Sehr ähnlich wie Christoph äussert sich Matthias Finger, Professor für das Management von Netzwerkindustrien in der gestrigen Ausgabe von „Der Bund“.
Mein Thema ist vor allem das Motiv eines mehr denn je bürgerlich dominierten Bundesrates und eines PR-gewohnten Grossmauls zu finden, sich so plump zu äussern, dass das Unternehmen, das er verkaufen will an Wert verliert, auch wenn das vielleicht nicht so schlimm war. Danke übrigens Christoph für die Zahlen, ich war da nicht auf dem neusten Stand.
Finger auf die Frage: „Wie beurteilen Sie (…) das Vorgehen des Bundesrates?“
Nett wäre gewesen, er hätte in paar Vermutungen angestellt. Aber das wird ja lieber thumben Leserbriefschreibern und verärgerten Bloggerinnen überlassen.
Merci für den Hinweis. Seit ebund abgeschafft wurde (und ich nicht mehr in Bern wohne), lese ich leider den Bund nur noch sporadisch beim Café.
Der Gewinner der Affäre ist jedenfalls einmal mehr Blocher, über niemanden sonst spricht man pausenlos. Schädlicher noch als dessen Äusserung fand ich Jens Alders Behauptung, bei einer Privatisierung würde die Swisscom innert Jahresfrist von einem ausländischen Unternehmen geschluckt. Das zeugt nicht gerade von viel Selbstvertrauen des CEO, dem Insider par excellence, in das eigene Unternehmen. Offenbar meint er, Ausländer könntne die Swisscom effizienter führen… Bis aber die Swisscom wirklich privatisiert wird, sind die Äusserungen sowieso längst vergessen.

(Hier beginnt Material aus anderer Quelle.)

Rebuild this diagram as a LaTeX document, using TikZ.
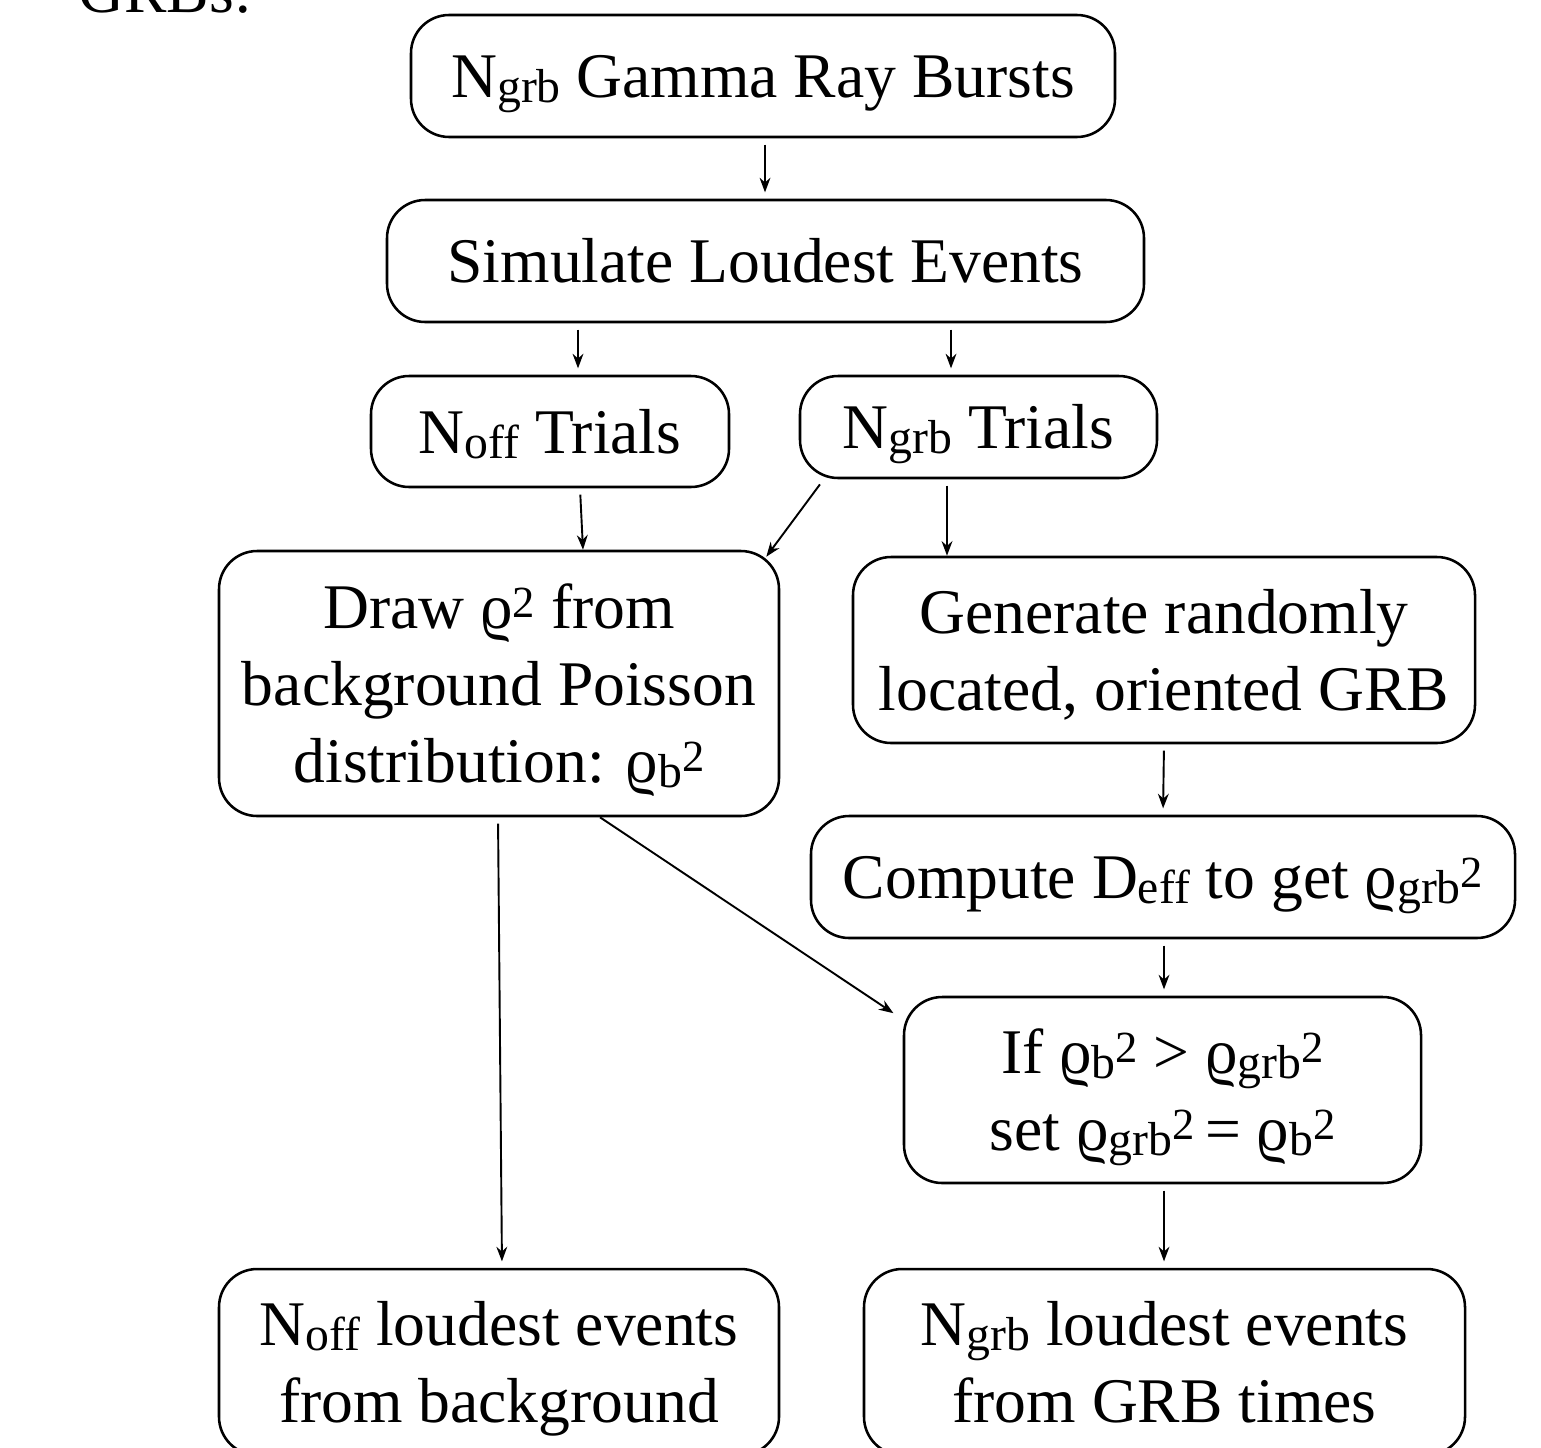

Die Details der Swisscom sind nicht mein Feld, weil ich darüber zu wenig weiss und dann immer in grundsätzliche Privatisierungsfragen abschweife, was in Blogbeiträgen interessant/witzig/ärgerlich/genau richtig sein kann, aber in politischen Diskussionen eher erschwerdend wirkt.
Deshalb bleibe ich bei meinem Thema: Der PR-Mann im Bundesrat. Der – das sehe ich auch so – wieder einmal zu den Gewinnern gehört, von dem man mir bitte nicht erzählen soll, er würde sich unüberlegt verhalten. Denn wenn Blocher etwas abgeht, dann ist es die Unüberlegtheit oder gar Spontaneität. Auch wenn’s so aussieht beim Schwingfest: Alles, alles, alles nur Mache.